TASK DIRECTIONS. Take the entries below and print only the lines from the one with "Clone this chart in D3.js." through the one with "const y = d3.scaleLinear().domain([0,1.05]).range([B,T]);", exactly as they stand, both ends included.

-- Start DATA EXCERPTS --

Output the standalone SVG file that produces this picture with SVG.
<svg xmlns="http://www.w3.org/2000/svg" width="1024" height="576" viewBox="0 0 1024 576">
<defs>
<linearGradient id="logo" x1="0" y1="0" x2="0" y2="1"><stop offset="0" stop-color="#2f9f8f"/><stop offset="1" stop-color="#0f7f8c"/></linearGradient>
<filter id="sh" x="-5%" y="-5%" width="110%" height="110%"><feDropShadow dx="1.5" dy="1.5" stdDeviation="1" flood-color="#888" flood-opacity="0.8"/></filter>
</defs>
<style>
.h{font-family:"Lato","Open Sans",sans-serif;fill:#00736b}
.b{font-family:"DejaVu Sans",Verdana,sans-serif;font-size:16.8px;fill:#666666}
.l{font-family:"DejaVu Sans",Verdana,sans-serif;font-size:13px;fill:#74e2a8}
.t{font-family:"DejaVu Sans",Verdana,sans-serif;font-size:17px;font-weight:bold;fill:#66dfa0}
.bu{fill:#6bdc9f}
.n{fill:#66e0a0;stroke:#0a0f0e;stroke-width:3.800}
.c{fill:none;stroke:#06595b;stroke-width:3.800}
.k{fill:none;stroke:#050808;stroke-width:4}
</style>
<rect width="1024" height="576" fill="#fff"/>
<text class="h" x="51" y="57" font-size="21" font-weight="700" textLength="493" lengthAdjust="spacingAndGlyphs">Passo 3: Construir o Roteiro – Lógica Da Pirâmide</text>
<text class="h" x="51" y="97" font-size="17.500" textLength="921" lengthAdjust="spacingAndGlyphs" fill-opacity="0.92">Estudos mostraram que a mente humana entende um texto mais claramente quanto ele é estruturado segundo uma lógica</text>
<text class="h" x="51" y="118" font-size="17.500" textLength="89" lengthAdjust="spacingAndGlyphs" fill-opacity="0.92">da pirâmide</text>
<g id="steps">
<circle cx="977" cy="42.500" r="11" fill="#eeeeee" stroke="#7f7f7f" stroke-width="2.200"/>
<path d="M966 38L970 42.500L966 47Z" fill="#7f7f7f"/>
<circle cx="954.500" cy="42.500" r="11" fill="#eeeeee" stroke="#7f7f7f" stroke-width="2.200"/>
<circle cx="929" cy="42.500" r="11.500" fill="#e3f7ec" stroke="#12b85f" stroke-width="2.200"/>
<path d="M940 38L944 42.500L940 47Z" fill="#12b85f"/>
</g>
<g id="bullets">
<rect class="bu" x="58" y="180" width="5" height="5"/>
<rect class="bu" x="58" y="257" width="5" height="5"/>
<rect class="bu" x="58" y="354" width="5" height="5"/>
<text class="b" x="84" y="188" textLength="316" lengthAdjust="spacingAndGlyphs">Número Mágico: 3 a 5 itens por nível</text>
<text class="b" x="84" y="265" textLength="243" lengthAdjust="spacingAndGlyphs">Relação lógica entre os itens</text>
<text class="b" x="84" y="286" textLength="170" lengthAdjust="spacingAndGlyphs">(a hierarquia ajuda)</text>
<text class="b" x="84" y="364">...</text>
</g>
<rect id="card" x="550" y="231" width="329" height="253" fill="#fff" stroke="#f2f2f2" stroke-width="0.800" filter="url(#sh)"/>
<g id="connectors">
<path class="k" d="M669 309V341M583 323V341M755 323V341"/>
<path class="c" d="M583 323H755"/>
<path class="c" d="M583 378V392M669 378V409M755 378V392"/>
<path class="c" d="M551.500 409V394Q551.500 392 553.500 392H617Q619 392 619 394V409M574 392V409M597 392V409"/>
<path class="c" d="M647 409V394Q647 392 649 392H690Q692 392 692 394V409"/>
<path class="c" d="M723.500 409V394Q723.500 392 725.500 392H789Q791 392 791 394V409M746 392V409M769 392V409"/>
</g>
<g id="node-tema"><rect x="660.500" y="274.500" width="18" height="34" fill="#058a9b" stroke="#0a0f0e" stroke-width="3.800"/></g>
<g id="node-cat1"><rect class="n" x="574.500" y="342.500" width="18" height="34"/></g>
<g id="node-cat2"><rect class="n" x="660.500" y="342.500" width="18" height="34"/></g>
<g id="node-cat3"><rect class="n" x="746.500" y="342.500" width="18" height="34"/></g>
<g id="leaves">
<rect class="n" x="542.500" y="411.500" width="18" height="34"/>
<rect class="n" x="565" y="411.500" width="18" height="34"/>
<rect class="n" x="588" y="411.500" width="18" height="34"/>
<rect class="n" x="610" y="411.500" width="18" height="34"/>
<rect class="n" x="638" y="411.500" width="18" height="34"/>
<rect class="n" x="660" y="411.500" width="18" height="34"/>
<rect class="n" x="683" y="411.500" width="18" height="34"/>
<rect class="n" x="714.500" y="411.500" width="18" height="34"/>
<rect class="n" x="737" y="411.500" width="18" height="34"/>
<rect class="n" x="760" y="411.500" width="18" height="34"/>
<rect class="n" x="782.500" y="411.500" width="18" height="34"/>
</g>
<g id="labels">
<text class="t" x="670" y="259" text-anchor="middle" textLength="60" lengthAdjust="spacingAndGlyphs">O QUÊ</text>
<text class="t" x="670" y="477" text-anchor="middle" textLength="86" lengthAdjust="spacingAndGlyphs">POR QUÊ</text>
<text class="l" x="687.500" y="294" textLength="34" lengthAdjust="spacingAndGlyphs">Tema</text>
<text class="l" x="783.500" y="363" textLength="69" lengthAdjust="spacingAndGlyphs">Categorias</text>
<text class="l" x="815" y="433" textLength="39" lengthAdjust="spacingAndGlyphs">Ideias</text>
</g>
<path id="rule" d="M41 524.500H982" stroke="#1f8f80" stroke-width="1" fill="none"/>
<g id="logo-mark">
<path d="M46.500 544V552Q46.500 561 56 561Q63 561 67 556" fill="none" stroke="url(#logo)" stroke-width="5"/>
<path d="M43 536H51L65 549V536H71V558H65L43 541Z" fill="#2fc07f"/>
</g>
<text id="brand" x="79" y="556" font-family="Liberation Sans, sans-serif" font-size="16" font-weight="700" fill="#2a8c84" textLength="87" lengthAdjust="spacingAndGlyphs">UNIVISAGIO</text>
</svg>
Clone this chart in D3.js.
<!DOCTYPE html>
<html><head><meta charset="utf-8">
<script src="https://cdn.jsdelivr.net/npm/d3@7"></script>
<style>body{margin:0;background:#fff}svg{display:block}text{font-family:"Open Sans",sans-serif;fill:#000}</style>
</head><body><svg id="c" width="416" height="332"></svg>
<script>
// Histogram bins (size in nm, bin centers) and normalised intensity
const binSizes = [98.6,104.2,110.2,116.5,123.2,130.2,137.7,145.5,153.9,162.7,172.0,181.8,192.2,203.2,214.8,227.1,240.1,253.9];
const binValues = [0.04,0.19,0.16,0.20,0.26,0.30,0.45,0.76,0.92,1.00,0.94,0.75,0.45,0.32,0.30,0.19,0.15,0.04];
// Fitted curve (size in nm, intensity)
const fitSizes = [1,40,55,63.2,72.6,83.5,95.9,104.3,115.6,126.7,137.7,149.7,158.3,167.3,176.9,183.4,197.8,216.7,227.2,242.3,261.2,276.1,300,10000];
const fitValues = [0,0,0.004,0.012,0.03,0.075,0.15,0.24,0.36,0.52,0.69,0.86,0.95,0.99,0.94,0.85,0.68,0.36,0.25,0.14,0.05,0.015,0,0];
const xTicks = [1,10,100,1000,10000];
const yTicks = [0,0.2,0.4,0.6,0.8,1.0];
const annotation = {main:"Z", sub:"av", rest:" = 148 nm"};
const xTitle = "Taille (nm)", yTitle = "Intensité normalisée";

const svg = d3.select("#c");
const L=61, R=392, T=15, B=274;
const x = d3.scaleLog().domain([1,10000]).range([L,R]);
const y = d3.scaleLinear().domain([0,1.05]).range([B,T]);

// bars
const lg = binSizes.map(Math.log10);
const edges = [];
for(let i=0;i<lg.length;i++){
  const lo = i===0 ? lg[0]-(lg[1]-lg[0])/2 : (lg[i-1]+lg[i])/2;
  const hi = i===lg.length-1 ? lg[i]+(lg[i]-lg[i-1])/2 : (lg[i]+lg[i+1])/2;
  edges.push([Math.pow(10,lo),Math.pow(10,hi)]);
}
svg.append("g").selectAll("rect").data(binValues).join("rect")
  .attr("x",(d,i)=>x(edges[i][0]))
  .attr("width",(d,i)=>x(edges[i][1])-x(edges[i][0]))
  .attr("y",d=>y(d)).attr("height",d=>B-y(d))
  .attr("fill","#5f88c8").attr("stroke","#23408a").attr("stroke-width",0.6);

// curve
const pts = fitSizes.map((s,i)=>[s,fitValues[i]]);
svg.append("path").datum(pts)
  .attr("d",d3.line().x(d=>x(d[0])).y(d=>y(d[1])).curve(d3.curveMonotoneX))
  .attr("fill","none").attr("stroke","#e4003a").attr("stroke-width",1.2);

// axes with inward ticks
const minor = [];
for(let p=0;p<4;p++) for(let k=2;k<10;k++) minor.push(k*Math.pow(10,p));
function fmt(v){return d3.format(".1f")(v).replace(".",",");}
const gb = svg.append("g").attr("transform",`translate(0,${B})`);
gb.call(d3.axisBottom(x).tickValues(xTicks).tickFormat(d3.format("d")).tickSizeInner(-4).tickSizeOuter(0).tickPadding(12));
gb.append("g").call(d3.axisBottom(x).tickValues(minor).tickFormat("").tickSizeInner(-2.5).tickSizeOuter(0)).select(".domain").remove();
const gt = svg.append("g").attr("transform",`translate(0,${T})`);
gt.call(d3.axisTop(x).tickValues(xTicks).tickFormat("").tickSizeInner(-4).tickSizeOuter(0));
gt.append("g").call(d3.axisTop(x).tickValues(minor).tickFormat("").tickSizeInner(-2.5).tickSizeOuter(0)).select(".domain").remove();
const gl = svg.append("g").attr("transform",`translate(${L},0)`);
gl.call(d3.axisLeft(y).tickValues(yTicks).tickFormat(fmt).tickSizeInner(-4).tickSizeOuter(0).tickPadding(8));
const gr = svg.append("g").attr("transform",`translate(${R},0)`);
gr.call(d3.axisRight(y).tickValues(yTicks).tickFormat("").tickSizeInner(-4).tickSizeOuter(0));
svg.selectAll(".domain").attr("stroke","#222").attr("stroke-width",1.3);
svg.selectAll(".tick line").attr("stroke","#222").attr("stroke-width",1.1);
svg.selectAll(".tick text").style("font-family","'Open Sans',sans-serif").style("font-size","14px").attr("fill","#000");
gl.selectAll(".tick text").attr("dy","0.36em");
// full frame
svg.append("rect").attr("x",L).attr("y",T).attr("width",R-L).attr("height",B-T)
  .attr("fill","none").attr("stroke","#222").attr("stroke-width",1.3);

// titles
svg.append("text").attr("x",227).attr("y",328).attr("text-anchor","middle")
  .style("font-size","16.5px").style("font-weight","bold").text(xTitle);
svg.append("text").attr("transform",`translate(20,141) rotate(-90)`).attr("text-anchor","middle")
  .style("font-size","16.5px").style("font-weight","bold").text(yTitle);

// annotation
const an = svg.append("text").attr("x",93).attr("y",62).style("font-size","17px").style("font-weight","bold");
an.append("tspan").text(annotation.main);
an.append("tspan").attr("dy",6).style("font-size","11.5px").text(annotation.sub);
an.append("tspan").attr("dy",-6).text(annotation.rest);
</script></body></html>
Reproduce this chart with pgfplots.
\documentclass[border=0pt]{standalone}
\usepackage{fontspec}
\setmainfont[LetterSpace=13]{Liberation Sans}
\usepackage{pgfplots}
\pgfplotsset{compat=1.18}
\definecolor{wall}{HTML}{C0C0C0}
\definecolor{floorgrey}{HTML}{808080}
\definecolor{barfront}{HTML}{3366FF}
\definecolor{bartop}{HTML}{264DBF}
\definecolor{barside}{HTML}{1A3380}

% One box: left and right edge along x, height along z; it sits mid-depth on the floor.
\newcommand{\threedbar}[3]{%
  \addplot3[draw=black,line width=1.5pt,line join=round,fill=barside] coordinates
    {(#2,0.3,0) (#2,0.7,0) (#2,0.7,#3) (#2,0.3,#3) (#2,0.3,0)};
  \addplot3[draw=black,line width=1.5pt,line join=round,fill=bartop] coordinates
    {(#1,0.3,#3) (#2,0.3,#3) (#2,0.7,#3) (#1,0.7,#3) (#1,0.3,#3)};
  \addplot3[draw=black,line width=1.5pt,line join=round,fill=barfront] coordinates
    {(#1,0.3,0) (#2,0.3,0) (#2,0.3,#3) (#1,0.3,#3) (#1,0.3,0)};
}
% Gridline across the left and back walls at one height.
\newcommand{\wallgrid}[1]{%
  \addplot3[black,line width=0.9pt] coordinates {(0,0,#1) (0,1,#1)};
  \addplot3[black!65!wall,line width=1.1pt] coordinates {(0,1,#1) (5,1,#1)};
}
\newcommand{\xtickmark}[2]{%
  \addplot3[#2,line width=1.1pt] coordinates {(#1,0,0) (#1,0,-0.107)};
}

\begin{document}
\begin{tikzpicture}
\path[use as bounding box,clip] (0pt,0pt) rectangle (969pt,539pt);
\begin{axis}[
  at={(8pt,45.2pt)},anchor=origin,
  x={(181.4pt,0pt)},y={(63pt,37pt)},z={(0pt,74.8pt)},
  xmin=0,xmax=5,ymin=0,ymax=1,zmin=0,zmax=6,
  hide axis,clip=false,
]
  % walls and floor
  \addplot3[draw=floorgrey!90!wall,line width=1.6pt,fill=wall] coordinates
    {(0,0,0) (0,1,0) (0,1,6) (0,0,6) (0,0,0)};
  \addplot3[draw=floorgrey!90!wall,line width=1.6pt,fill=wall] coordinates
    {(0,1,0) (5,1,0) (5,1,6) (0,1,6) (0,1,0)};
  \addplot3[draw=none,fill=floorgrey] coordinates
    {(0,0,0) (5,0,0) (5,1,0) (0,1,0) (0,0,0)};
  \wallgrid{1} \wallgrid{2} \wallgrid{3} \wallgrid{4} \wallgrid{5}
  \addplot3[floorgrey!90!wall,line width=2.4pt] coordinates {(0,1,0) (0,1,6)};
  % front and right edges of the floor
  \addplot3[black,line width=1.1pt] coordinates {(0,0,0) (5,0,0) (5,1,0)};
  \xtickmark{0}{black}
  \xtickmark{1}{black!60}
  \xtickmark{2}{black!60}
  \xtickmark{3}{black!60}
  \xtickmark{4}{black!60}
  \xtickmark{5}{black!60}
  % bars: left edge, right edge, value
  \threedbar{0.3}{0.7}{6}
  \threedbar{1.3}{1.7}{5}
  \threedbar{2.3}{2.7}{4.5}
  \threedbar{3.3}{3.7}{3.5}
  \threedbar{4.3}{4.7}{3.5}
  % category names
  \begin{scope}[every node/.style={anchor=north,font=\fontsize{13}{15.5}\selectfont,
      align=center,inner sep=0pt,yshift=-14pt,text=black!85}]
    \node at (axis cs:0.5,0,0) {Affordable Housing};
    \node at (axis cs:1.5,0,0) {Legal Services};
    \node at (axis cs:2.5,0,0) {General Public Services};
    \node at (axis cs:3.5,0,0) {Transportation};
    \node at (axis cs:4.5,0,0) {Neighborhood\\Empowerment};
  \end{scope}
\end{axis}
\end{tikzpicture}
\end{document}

-- End DATA EXCERPTS --

FULL ANSWER.
Clone this chart in D3.js.
<!DOCTYPE html>
<html><head><meta charset="utf-8">
<script src="https://cdn.jsdelivr.net/npm/d3@7"></script>
<style>body{margin:0;background:#fff}svg{display:block}text{font-family:"Open Sans",sans-serif;fill:#000}</style>
</head><body><svg id="c" width="416" height="332"></svg>
<script>
// Histogram bins (size in nm, bin centers) and normalised intensity
const binSizes = [98.6,104.2,110.2,116.5,123.2,130.2,137.7,145.5,153.9,162.7,172.0,181.8,192.2,203.2,214.8,227.1,240.1,253.9];
const binValues = [0.04,0.19,0.16,0.20,0.26,0.30,0.45,0.76,0.92,1.00,0.94,0.75,0.45,0.32,0.30,0.19,0.15,0.04];
// Fitted curve (size in nm, intensity)
const fitSizes = [1,40,55,63.2,72.6,83.5,95.9,104.3,115.6,126.7,137.7,149.7,158.3,167.3,176.9,183.4,197.8,216.7,227.2,242.3,261.2,276.1,300,10000];
const fitValues = [0,0,0.004,0.012,0.03,0.075,0.15,0.24,0.36,0.52,0.69,0.86,0.95,0.99,0.94,0.85,0.68,0.36,0.25,0.14,0.05,0.015,0,0];
const xTicks = [1,10,100,1000,10000];
const yTicks = [0,0.2,0.4,0.6,0.8,1.0];
const annotation = {main:"Z", sub:"av", rest:" = 148 nm"};
const xTitle = "Taille (nm)", yTitle = "Intensité normalisée";

const svg = d3.select("#c");
const L=61, R=392, T=15, B=274;
const x = d3.scaleLog().domain([1,10000]).range([L,R]);
const y = d3.scaleLinear().domain([0,1.05]).range([B,T]);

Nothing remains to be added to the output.